The virgin will be with child and will give birth to a son, and they will call him Immanuel–which means, “God with us.” –Matthew 1:23
A story has been told of a most beautiful and bold act of love that happened in one of the bloodiest battles of the Civil War. It was 11 days before Christmas. Peace and goodwill were far from the thoughts of 200,000 Union and Confederate soldiers facing each other across the broad, blood-spattered arena of Fredericksburg, Virginia, on December 14, 1862.
The past few days had been gruesome, with more than 12,000 soldiers killed. 19-year-old Sergeant Richard Kirkland had seen enough. Kirkland went to see Confederate General Joseph Kershaw. “General,” he said, “I can’t stand this! All night long I hear those poor Union people calling for water and I can’t stand it any longer. I ask permission to go and give them water.”

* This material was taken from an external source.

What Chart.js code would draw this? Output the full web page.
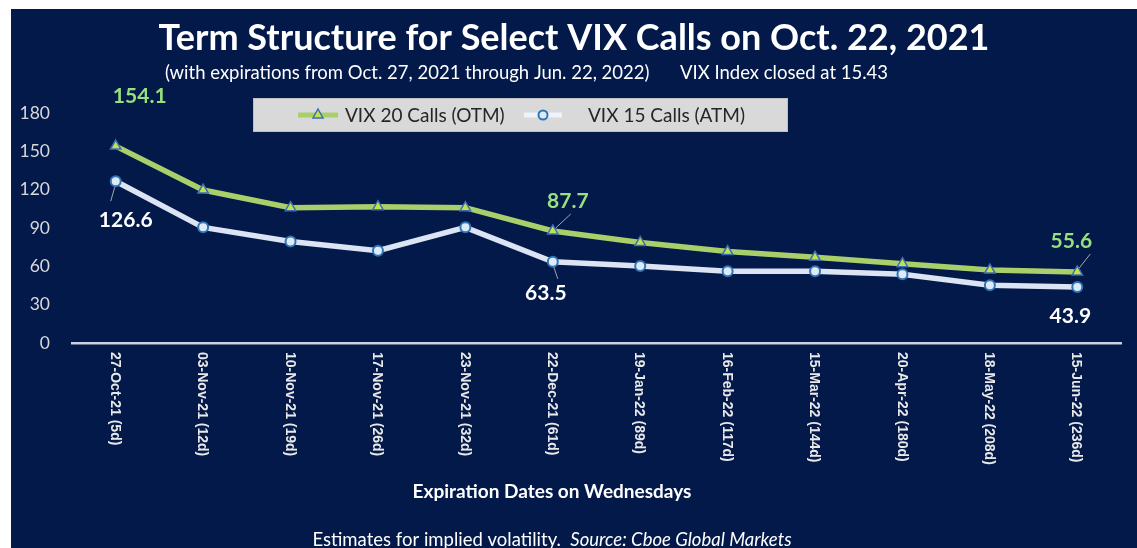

Kershaw was stunned. They were the enemy. “Sergeant,” he replied, “you’ll get a bullet through your head the moment you step over the stone wall onto the plain.”
“Yes, sir,” replied Kirkland. “I know that, but if you will let me I’m willing to try.” The general responded, “The sentiment which prompts you is so noble that I will not refuse your request. God protect you. You may go.”
Quickly, this young 19-year-old soldier from South Carolina, hurdled the wall and immediately exposed himself to the fire of the Yankee sharpshooters. Kirkland walked calmly toward the Union lines until he reached the nearest wounded soldier. Kneeling, he took off his canteen and gently lifted the soldier’s head to give him a long, deep drink of refreshing cold water. He placed a knapsack under the head of his enemy and moved on to the next.
He repeated this process over and over again until well past dark. As one writer observed, “Troops on both sides who watch this unselfish act paid young Kirkland the supreme tribute–not a standing ovation, but a respectful awed silence.”
I love this story, because it cuts to the heart of Christmas and the Christian faith. What Richard Kirkland did on December 14, reflects the spirit of December 25 when we celebrate the birth of the One who could have remained within the safe confines of heaven, but chose to venture into hostile territory to give thirsty souls a drink of Living Water.
Let the earth keep silence. The Savior has come.
1. What are the implications in your life of Matthew 1:23, “God with us”?
2. As this man offered water to wounded enemies, how does Christ offer humankind Living Water according to John 4:10?